Día de combate en el que Máximo Gómez consigna en su diario que el destino “preparaba a nosotros y para Martí, la más grande desgracia”.
Sobre la muerte del Apóstol se ha escrito profusa y a menudo contradictoriamente. Por largo tiempo se ha debatido si fue casual su encuentro con la inmortalidad, si fue o no rematado por Antonio Oliva y los pormenores del intercambio entre Gómez y el coronel español Ximénez de Sandoval, jefe de la unidad bajo cuyo fuego Martí murió.
Las historias adquieren visos de leyenda cuando se refiere que quizá la predilección por el café que tanto Martí como Gómez tenían puede haber estado en la génesis de este desdichado evento pues era esa una de las encomiendas que llevaba el campesino que supuestamente, tras ser capturado, reveló la posición de las fuerzas mambisas a la columna española que salió en su búsqueda.
Sin embargo, uno de los elementos más estremecedores de entre los que rodean la muerte del Apóstol es el respeto mostrado casi universalmente por sus contemporáneos.

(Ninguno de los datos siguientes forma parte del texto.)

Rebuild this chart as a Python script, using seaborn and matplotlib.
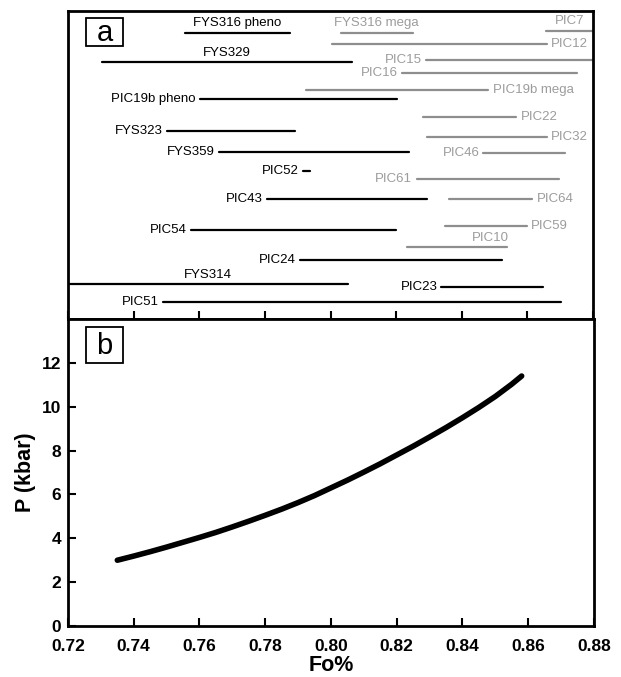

Desde el Ximénez de Sandoval que se negó a aceptar el “marquesado de Dos Ríos” otorgado por la corona española porque, dijo, «lo de Dos Ríos no fue una victoria; allí murió el genio más grande que ha nacido en América»; hasta el capitán del Ejército Español Enrique Ubieta, el general Garrich, comandante de la plaza de Santiago de Cuba y el general Salcedo comandante de la Primera División del Ejército en campaña en la provincia de Oriente, quienes conminaron al Ayuntamiento de esa ciudad a que eximiera de pago el primer entierro que se hiciera de los restos de Martí en Santa Efigenia y su permanencia allí por 5 años, asegurando que de no hacerse así, ellos mismos abonarían el dinero.
Pero la más sentida muestra de respeto vino, por supuesto, de las filas cubanas y de la persona del Generalísimo y la reflejamos tal y como la refiere Ciro Bianchi en una serie de artículos que publicara Juventud Rebelde en 2010 sobre las circunstancias que rodearon a esta muerte lamentable:
El Cauto y el Contramaestre confluyen en Dos Ríos, a tres kilómetros al norte noroeste de Palma Soriano. En camino hacia ese sitio, aquel 9 de agosto de 1896, Máximo Gómez dispuso que cada uno de sus hombres, desde los soldados hasta los oficiales, recogiese una piedra del río. Enseguida la tropa se puso en marcha, en silencio. Solo Gómez hablaba. El lugar, al fin, apareció ante sus ojos cubierto por la hierba de guinea. Ordenó su limpieza y, una vez desbrozado, el Generalísimo primero y Calixto después dejaron caer en el punto de la tragedia las piedras que portaban. A continuación lo hicieron los jefes superiores, seguidos por sus subalternos hasta el último soldado.
Se levantó así una pirámide rústica, con la cruz de madera al frente, «de cara al sol», como Máximo Gómez recordó allí oportunamente que Martí quería morir. Evocó el Jefe del Ejército Libertador el combate de Dos Ríos, el 19 de mayo de 1895, la situación comprometida, la noticia inesperada de la desaparición de Martí, la incertidumbre acerca de su muerte, la imposibilidad del rescate… Algo dejó muy claro el General en Jefe: el Delegado del Partido Revolucionario Cubano fue a la muerte «con toda la energía y el valor de un hombre de voluntad y entereza indomables». Dejó sentado un compromiso: «Todo cubano que ame a su patria y sepa respetar la memoria de Martí, debe dejar siempre que por aquí pase una piedra en este monumento».